Toronto promoter Johnathan Vrozos and Molson Sport and Entertainment have been ordered to pay $1.4 million in damages to a small bottling company over a years-old concert contract.

The 2003 SARStock featured AC/DC, Rush, The Guess Who and headliners The Rolling Stones, reportedly drawing 450,000 to Toronto’s Downsview Park on a hot July day.

In the leadup to the concert, indigenous-owned Wahta Natural Spring Water scored exclusive rights to sell bottled water at the event, a major get for the young firm.

Wahta kicked into high gear, renting refrigerated trailers to transport millions of bottles of water to the park to sell at $3 a pop, according to court documents obtained by the Toronto Star. Day of show the company sold just 250,000 units.
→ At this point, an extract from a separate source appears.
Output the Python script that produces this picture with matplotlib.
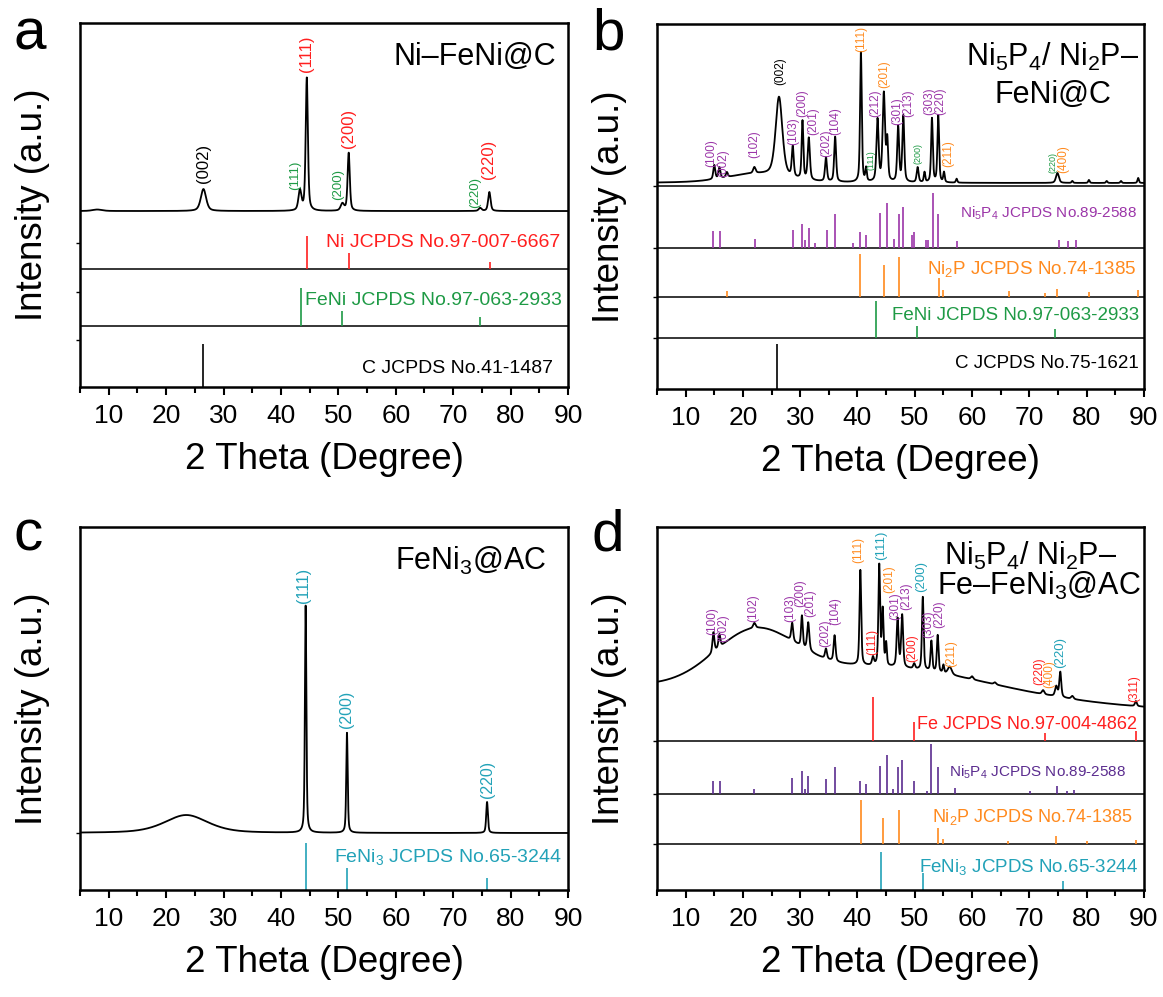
import numpy as np
import matplotlib
matplotlib.use("Agg")
import matplotlib.pyplot as plt

plt.rcParams["font.family"] = ["Liberation Sans", "DejaVu Sans"]
plt.rcParams["mathtext.fontset"] = "custom"
plt.rcParams["mathtext.rm"] = "Liberation Sans"
plt.rcParams["mathtext.it"] = "Liberation Sans:italic"
plt.rcParams["mathtext.bf"] = "Liberation Sans:bold"

RED = "#FF1F1F"
GREEN = "#1E9A45"
CYAN = "#22A2B8"
ORANGE = "#FF8A1E"
PURPLE = "#9B35A8"
DPURPLE = "#5B2C8F"

# ── panel a : Ni-FeNi@C ──────────────────────────────────────────
a_top = 364
a_base = 176
a_peaks = [(8.0, 1.5, 2.0), (26.5, 22, 1.1), (43.3, 20, 0.6), (44.5, 133, 0.45),
           (50.7, 7, 0.7), (51.8, 58, 0.45), (74.7, 3, 0.6), (76.3, 19, 0.5)]
a_c_sticks = [(26.5, 43)]
a_feni_sticks = [(43.5, 38), (50.7, 15), (74.7, 9)]
a_ni_sticks = [(44.5, 33), (51.8, 16), (76.4, 7)]
a_dividers = [61, 118]
a_hkl = [("(002)", 26.5, 204, "k", 12), ("(111)", 44.5, 315, RED, 12),
         ("(200)", 51.7, 239, RED, 12), ("(220)", 76.1, 208, RED, 12),
         ("(111)", 42.4, 197, GREEN, 9.5), ("(200)", 49.9, 187, GREEN, 9.5),
         ("(220)", 73.9, 179, GREEN, 9.5)]

# ── panel b : Ni5P4/Ni2P-FeNi@C ──────────────────────────────────
b_top = 365
b_base = 206
b_peaks = [(22.0, 9, 12.0), (15.0, 14, 0.4), (15.9, 11, 0.4), (17.2, 5, 0.4),
           (22.0, 6, 0.5), (26.3, 80, 1.4), (28.7, 30, 0.4), (30.4, 58, 0.35),
           (31.5, 42, 0.45), (34.5, 24, 0.4), (36.1, 45, 0.4), (40.6, 130, 0.35),
           (41.5, 13, 0.3), (43.5, 62, 0.45), (44.6, 88, 0.5), (45.2, 40, 0.35),
           (47.1, 55, 0.4), (48.0, 66, 0.4), (50.5, 15, 0.4), (51.7, 10, 0.3),
           (53.0, 64, 0.35), (54.1, 67, 0.35), (55.1, 10, 0.3), (57.3, 4, 0.3),
           (74.9, 10, 0.6), (77.5, 2, 0.3), (80.4, 3, 0.3), (83.5, 2, 0.3),
           (86.0, 2, 0.3), (89.0, 5, 0.3)]
b_c_sticks = [(26.0, 45)]
b_feni_sticks = [(43.2, 37), (50.4, 12), (74.4, 9)]
b_ni2p_sticks = [(17.3, 6), (40.5, 43), (44.6, 32), (47.3, 40), (54.2, 19),
                 (54.9, 7), (66.4, 6), (72.8, 4), (74.9, 8), (80.4, 5), (89.0, 7)]
b_ni5p4_sticks = [(14.8, 17), (16.05, 17), (22.1, 9), (28.7, 18), (30.4, 24),
                  (30.9, 8), (31.5, 20), (32.6, 5), (34.6, 18), (36.1, 34),
                  (39.3, 5), (40.5, 16), (41.5, 13), (43.9, 35), (45.2, 45),
                  (46.4, 9), (47.2, 34), (48.0, 41), (49.5, 13), (49.9, 16),
                  (52.0, 8), (52.3, 8), (53.1, 55), (54.1, 34), (57.3, 7),
                  (75.2, 8), (76.7, 7), (78.2, 8)]
b_dividers = [51, 92, 141, 203]
b_hkl = [("(100)", 14.5, 222, PURPLE, 8.5), ("(002)", 16.6, 212, PURPLE, 8.5),
         ("(102)", 22.0, 231, PURPLE, 8.5), ("(002)", 26.5, 304, "k", 8.5),
         ("(103)", 28.7, 244, PURPLE, 8.5), ("(200)", 30.3, 272, PURPLE, 8.5),
         ("(201)", 32.3, 254, PURPLE, 8.5), ("(202)", 34.5, 232, PURPLE, 8.5),
         ("(104)", 36.2, 254, PURPLE, 8.5), ("(111)", 40.6, 337, ORANGE, 8.5),
         ("(111)", 42.3, 219, GREEN, 6.5), ("(212)", 43.1, 272, PURPLE, 8.5),
         ("(201)", 44.6, 301, ORANGE, 8.5), ("(301)", 47.0, 264, PURPLE, 8.5),
         ("(213)", 48.9, 272, PURPLE, 8.5), ("(200)", 50.5, 225, GREEN, 6.5),
         ("(303)", 52.5, 274, PURPLE, 8.5), ("(220)", 54.4, 274, PURPLE, 8.5),
         ("(211)", 55.9, 222, ORANGE, 8.5), ("(220)", 74.2, 216, GREEN, 6.5),
         ("(400)", 76.0, 216, ORANGE, 8.5)]

# ── panel c : FeNi3@AC ───────────────────────────────────────────
c_top = 363
c_base = 57
c_peaks = [(23.5, 18, 9.0), (44.3, 227, 0.3), (51.5, 100, 0.3), (75.9, 31, 0.35)]
c_feni3_sticks = [(44.3, 47), (51.5, 22), (75.9, 12)]
c_hkl = [("(111)", 43.9, 287, CYAN, 11.5), ("(200)", 51.4, 162, CYAN, 11.5),
         ("(220)", 76.0, 92, CYAN, 11.5)]

# ── panel d : Ni5P4/Ni2P-Fe-FeNi3@AC ─────────────────────────────
d_top = 363
d_line_ends = [(5, 203), (90, 182)]
d_humps = [(22.0, 50, 7.0), (45.0, 30, 18.0)]
d_peaks = [(14.85, 20, 0.4), (15.9, 13, 0.4), (22.0, 5, 0.5), (28.6, 18, 0.4),
           (30.3, 31, 0.35), (31.4, 28, 0.45), (34.5, 10, 0.4), (36.0, 26, 0.4),
           (40.5, 95, 0.35), (42.7, 8, 0.4), (43.8, 100, 0.35), (44.4, 55, 0.35),
           (45.0, 22, 0.3), (47.0, 48, 0.4), (47.8, 52, 0.4), (49.9, 5, 0.4),
           (51.4, 73, 0.35), (52.9, 30, 0.35), (54.0, 37, 0.35), (55.0, 8, 0.3),
           (56.1, 8, 0.8), (60.0, 3, 0.5), (64.0, 2, 0.5), (72.4, 4, 0.5),
           (74.7, 10, 0.5), (75.4, 25, 0.4), (77.5, 3, 0.5), (88.6, 5, 0.4)]
d_feni3_sticks = [(44.1, 38), (51.5, 17), (75.8, 9)]
d_ni2p_sticks = [(40.6, 44), (44.5, 26), (47.3, 34), (54.1, 16), (54.9, 5),
                 (66.3, 3), (74.6, 8), (80.1, 3), (88.7, 4)]
d_ni5p4_sticks = [(14.86, 13), (16.0, 13), (22.0, 5), (28.6, 16), (30.3, 23),
                  (30.8, 5), (31.4, 18), (34.5, 15), (36.1, 27), (40.5, 13),
                  (41.4, 10), (43.9, 28), (45.2, 39), (46.2, 5), (47.0, 27),
                  (47.8, 34), (49.8, 13), (52.2, 3), (52.9, 50), (54.0, 27),
                  (57.0, 6), (70.2, 3), (74.9, 8), (76.5, 3), (77.8, 4)]
d_fe_sticks = [(42.7, 44), (49.8, 19), (72.8, 8), (88.6, 10)]
d_dividers = [46, 96, 149]
d_hkl = [("(100)", 14.7, 255, PURPLE, 8.5), ("(002)", 16.5, 248, PURPLE, 8.5),
         ("(102)", 21.8, 268, PURPLE, 8.5), ("(103)", 28.3, 268, PURPLE, 8.5),
         ("(200)", 30.0, 283, PURPLE, 8.5), ("(201)", 31.8, 273, PURPLE, 8.5),
         ("(202)", 34.4, 243, PURPLE, 8.5), ("(104)", 36.1, 265, PURPLE, 8.5),
         ("(111)", 40.2, 327, ORANGE, 8.5), ("(111)", 42.5, 235, RED, 8.5),
         ("(111)", 44.2, 330, CYAN, 9.5), ("(201)", 45.5, 297, ORANGE, 8.5),
         ("(301)", 46.6, 270, PURPLE, 8.5), ("(213)", 48.5, 280, PURPLE, 8.5),
         ("(200)", 49.5, 228, RED, 8.5), ("(200)", 51.1, 298, CYAN, 9.5),
         ("(303)", 52.4, 252, PURPLE, 8.5), ("(220)", 54.3, 262, PURPLE, 8.5),
         ("(211)", 56.4, 223, ORANGE, 8.5), ("(220)", 71.8, 205, RED, 8.5),
         ("(400)", 73.5, 202, ORANGE, 8.5), ("(220)", 75.4, 222, CYAN, 9.5),
         ("(311)", 88.3, 188, RED, 8.5)]

two_theta = np.arange(5, 90.001, 0.02)


def pseudo_voigt(x, center, height, fwhm, eta=0.5):
    u = (x - center) / fwhm
    gauss = np.exp(-4 * np.log(2) * u ** 2)
    lorentz = 1 / (1 + 4 * u ** 2)
    return height * (eta * lorentz + (1 - eta) * gauss)


def pattern(x, peaks, base):
    y = np.full_like(x, float(base))
    for c, h, w in peaks:
        y += pseudo_voigt(x, c, h, w)
    return y


def draw_sticks(ax, sticks, base, color):
    pos = [p for p, h in sticks]
    hts = [h for p, h in sticks]
    ax.vlines(pos, base, base + np.array(hts), colors=color, lw=1.2)


def draw_hkl(ax, labels):
    for s, x, y, col, fs in labels:
        ax.text(x, y, s, rotation=90, ha="center", va="bottom", color=col, fontsize=fs)


def style_axes(ax, top, yticks):
    ax.set_xlim(5, 90)
    ax.set_ylim(0, top)
    ax.set_xticks(range(10, 91, 10))
    ax.set_xticks(range(5, 90, 10), minor=True)
    ax.tick_params(axis="x", which="major", direction="out", length=6, width=1.5,
                   labelsize=19, pad=6)
    ax.tick_params(axis="x", which="minor", direction="out", length=4, width=1.5)
    ax.set_yticks(yticks)
    ax.set_yticklabels([])
    ax.tick_params(axis="y", direction="out", length=3, width=1)
    for sp in ax.spines.values():
        sp.set_linewidth(1.8)
    ax.set_xlabel("2 Theta (Degree)", fontsize=26.5, labelpad=10)
    ax.set_ylabel("Intensity (a.u.)", fontsize=26.5)
    ax.yaxis.set_label_coords(-0.062, 0.5)


fig = plt.figure(figsize=(11.63, 9.97), dpi=100)

# ── a ──
ax = fig.add_axes([0.0688, 0.6118, 0.4196, 0.3651])
ax.plot(two_theta, pattern(two_theta, a_peaks, a_base), color="k", lw=1.3)
for y in a_dividers:
    ax.axhline(y, color="k", lw=1.1)
draw_sticks(ax, a_c_sticks, 0, "k")
draw_sticks(ax, a_feni_sticks, a_dividers[0], GREEN)
draw_sticks(ax, a_ni_sticks, a_dividers[1], RED)
ax.text(88.7, 140, "Ni JCPDS No.97-007-6667", color=RED, fontsize=14, ha="right", va="baseline")
ax.text(89.0, 82, "FeNi JCPDS No.97-063-2933", color=GREEN, fontsize=14, ha="right", va="baseline")
ax.text(87.3, 14, "C JCPDS No.41-1487", color="k", fontsize=14, ha="right", va="baseline")
ax.text(88.0, 322, "Ni–FeNi@C", fontsize=22, ha="right", va="baseline")
draw_hkl(ax, a_hkl)
style_axes(ax, a_top, [47, 95, 144])

# ── b ──
ax = fig.add_axes([0.5649, 0.6098, 0.4187, 0.3661])
ax.plot(two_theta, pattern(two_theta, b_peaks, b_base), color="k", lw=1.3)
for y in b_dividers:
    ax.axhline(y, color="k", lw=1.1)
draw_sticks(ax, b_c_sticks, 0, "k")
draw_sticks(ax, b_feni_sticks, b_dividers[0], GREEN)
draw_sticks(ax, b_ni2p_sticks, b_dividers[1], ORANGE)
draw_sticks(ax, b_ni5p4_sticks, b_dividers[2], PURPLE)
ax.text(88.8, 171, r"Ni$_5$P$_4$ JCPDS No.89-2588", color=PURPLE, fontsize=11, ha="right", va="baseline")
ax.text(88.6, 115, r"Ni$_2$P JCPDS No.74-1385", color=ORANGE, fontsize=13.5, ha="right", va="baseline")
ax.text(89.1, 69, "FeNi JCPDS No.97-063-2933", color=GREEN, fontsize=13.5, ha="right", va="baseline")
ax.text(89.1, 21, "C JCPDS No.75-1621", color="k", fontsize=13.5, ha="right", va="baseline")
ax.text(74.1, 323, r"Ni$_5$P$_4$/ Ni$_2$P–", fontsize=22, ha="center", va="baseline")
ax.text(74.1, 286, "FeNi@C", fontsize=22, ha="center", va="baseline")
draw_hkl(ax, b_hkl)
style_axes(ax, b_top, b_dividers)

# ── c ──
ax = fig.add_axes([0.0688, 0.1073, 0.4196, 0.3641])
ax.plot(two_theta, pattern(two_theta, c_peaks, c_base), color="k", lw=1.3)
draw_sticks(ax, c_feni3_sticks, 0, CYAN)
ax.text(88.9, 28, r"FeNi$_3$ JCPDS No.65-3244", color=CYAN, fontsize=14, ha="right", va="baseline")
ax.text(86.3, 320, r"FeNi$_3$@AC", fontsize=22, ha="right", va="baseline")
draw_hkl(ax, c_hkl)
style_axes(ax, c_top, [c_base])

# ── d ──
ax = fig.add_axes([0.5649, 0.1073, 0.4187, 0.3641])
(x0, y0), (x1, y1) = d_line_ends
d_curve = y0 + (y1 - y0) * (two_theta - x0) / (x1 - x0)
for c, h, s in d_humps:
    d_curve = d_curve + h * np.exp(-((two_theta - c) ** 2) / (2 * s ** 2))
d_curve = d_curve + pattern(two_theta, d_peaks, 0)
ax.plot(two_theta, d_curve, color="k", lw=1.3)
for y in d_dividers:
    ax.axhline(y, color="k", lw=1.1)
draw_sticks(ax, d_feni3_sticks, 0, CYAN)
draw_sticks(ax, d_ni2p_sticks, d_dividers[0], ORANGE)
draw_sticks(ax, d_ni5p4_sticks, d_dividers[1], DPURPLE)
draw_sticks(ax, d_fe_sticks, d_dividers[2], RED)
ax.text(88.8, 161, "Fe JCPDS No.97-004-4862", color=RED, fontsize=13, ha="right", va="baseline")
ax.text(86.9, 113, r"Ni$_5$P$_4$ JCPDS No.89-2588", color=DPURPLE, fontsize=11, ha="right", va="baseline")
ax.text(88.1, 68, r"Ni$_2$P JCPDS No.74-1385", color=ORANGE, fontsize=13, ha="right", va="baseline")
ax.text(89.0, 18, r"FeNi$_3$ JCPDS No.65-3244", color=CYAN, fontsize=13.5, ha="right", va="baseline")
ax.text(70.3, 325, r"Ni$_5$P$_4$/ Ni$_2$P–", fontsize=22, ha="center", va="baseline")
ax.text(71.7, 295, r"Fe–FeNi$_3$@AC", fontsize=22, ha="center", va="baseline")
draw_hkl(ax, d_hkl)
style_axes(ax, d_top, d_dividers)

# panel letters
for letter, x, y in [("a", 0.012, 0.950), ("b", 0.509, 0.950),
                     ("c", 0.012, 0.448), ("d", 0.509, 0.448)]:
    fig.text(x, y, letter, fontsize=42, va="baseline")

fig.savefig("out.png", dpi=100)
“It is clear that at every turn, that trust and confidence was thoroughly abused by Vrozos for his own personal gain in ways that were utterly dishonest and gratuitous,” the Ontario Court of Appeal wrote.

For starters, Wahta’s contract wasn’t quite as exclusive as the company had thought.

“Without Wahta’s knowledge, Vroszos entered into a number of deals with other vendors in which he gave them the right to sell water at the concert,” the court said.
Vrozos also reportedly gave away hundreds of thousands of bottles of the company’s water without providing reimbursement and took more than $600,000 in cash from a Wahta trailer following the show.

Vrozos, who has operated the city’s Palais Royale ballroom and the Brunswick House tavern, was ordered to pay more than $800,000 in damages and Molson will pay more than $600,000, the paper said.